Une étude sur le terrain en Amazonie avait été faite en montgolfière pendant plusieurs années par l’explorateur Gérard Moss, en collaboration avec le chercheur brésilien Antonio Donato Nobre. L’air humide qui s’échappe de la forêt Amazonienne représenterait environ 20 milliards de tonnes d’eau par jour, soit plus que le débit du fleuve Amazone (17 milliards de tonnes d’eau par jour) et contribue à l’humidité de tout le continent sud américain, à l’est de la cordillère des Andes. Elle a fait l’objet d’une exposition à Lausanne l’été 2020, que j’avais pu visiter en compagnie de Gérard Moss. Les conséquences de la déforestation ne touchent pas que les flux de vapeur d’eau, le gulf stream aussi est affecté.

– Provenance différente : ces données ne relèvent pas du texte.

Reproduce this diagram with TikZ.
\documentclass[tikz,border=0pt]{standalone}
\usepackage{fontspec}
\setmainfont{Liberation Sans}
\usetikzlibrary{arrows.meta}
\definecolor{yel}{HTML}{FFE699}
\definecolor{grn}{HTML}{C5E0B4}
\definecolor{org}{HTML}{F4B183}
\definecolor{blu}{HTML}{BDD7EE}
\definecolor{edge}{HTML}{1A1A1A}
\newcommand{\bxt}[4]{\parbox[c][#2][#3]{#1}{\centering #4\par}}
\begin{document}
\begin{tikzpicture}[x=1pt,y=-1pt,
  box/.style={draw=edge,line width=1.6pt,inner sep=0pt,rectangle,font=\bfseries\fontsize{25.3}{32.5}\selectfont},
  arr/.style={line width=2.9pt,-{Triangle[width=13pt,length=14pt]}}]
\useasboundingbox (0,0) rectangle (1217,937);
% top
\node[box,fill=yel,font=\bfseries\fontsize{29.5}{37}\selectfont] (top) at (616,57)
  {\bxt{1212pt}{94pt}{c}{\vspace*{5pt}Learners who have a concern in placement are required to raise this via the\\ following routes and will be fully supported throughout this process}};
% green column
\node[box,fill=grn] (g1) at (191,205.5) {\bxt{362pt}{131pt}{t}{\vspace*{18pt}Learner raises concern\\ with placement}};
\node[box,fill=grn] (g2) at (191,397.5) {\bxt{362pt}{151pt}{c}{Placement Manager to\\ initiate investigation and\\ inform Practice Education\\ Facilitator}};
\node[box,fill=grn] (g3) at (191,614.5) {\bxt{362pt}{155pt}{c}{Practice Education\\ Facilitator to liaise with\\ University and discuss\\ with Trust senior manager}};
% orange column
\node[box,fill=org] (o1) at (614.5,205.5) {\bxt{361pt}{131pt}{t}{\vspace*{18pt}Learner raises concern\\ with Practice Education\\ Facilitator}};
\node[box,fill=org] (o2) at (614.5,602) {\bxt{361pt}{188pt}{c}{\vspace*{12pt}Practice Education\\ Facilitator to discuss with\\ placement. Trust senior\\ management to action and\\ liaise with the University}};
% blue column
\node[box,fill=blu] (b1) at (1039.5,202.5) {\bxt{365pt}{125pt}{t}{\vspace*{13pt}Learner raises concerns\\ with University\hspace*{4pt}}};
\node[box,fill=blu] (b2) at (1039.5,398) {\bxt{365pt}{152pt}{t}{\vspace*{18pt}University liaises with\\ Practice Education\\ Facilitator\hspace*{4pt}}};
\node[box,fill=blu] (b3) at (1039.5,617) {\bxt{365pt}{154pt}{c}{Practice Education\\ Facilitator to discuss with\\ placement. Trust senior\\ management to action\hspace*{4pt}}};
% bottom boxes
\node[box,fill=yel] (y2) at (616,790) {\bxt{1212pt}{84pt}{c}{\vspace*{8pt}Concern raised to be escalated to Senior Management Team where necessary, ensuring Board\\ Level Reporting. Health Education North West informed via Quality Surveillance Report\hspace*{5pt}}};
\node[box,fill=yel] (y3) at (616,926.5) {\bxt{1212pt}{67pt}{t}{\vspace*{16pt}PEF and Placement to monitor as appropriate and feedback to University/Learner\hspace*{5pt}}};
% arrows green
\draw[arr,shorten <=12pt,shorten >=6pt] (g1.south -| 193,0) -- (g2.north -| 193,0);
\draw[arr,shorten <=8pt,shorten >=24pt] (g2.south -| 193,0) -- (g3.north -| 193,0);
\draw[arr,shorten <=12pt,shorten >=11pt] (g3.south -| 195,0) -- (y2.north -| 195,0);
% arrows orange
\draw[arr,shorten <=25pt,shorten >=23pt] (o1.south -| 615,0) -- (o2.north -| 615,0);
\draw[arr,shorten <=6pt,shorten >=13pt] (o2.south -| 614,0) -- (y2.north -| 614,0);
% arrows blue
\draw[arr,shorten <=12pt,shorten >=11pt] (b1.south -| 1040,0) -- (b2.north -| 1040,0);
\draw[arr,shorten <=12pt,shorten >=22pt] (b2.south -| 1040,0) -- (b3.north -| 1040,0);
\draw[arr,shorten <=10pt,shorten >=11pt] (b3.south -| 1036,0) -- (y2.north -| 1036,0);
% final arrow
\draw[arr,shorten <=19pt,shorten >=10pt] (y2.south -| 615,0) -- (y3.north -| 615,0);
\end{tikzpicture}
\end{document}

L’étude du cycle de la vapeur d’eau issue de l’évapotranspiration des arbres et des autres végétaux amène à une autre vision du changement climatique, où l’influence du changement de la couverture du sol ne se limite pas à la réflectance, mais a une conséquence importante sur l’évapotranspiration et la génération de vapeur d’eau. L’ensemble du cycle de l’eau est affecté, avec en particulier les précipitations et l’humidité dans les sols.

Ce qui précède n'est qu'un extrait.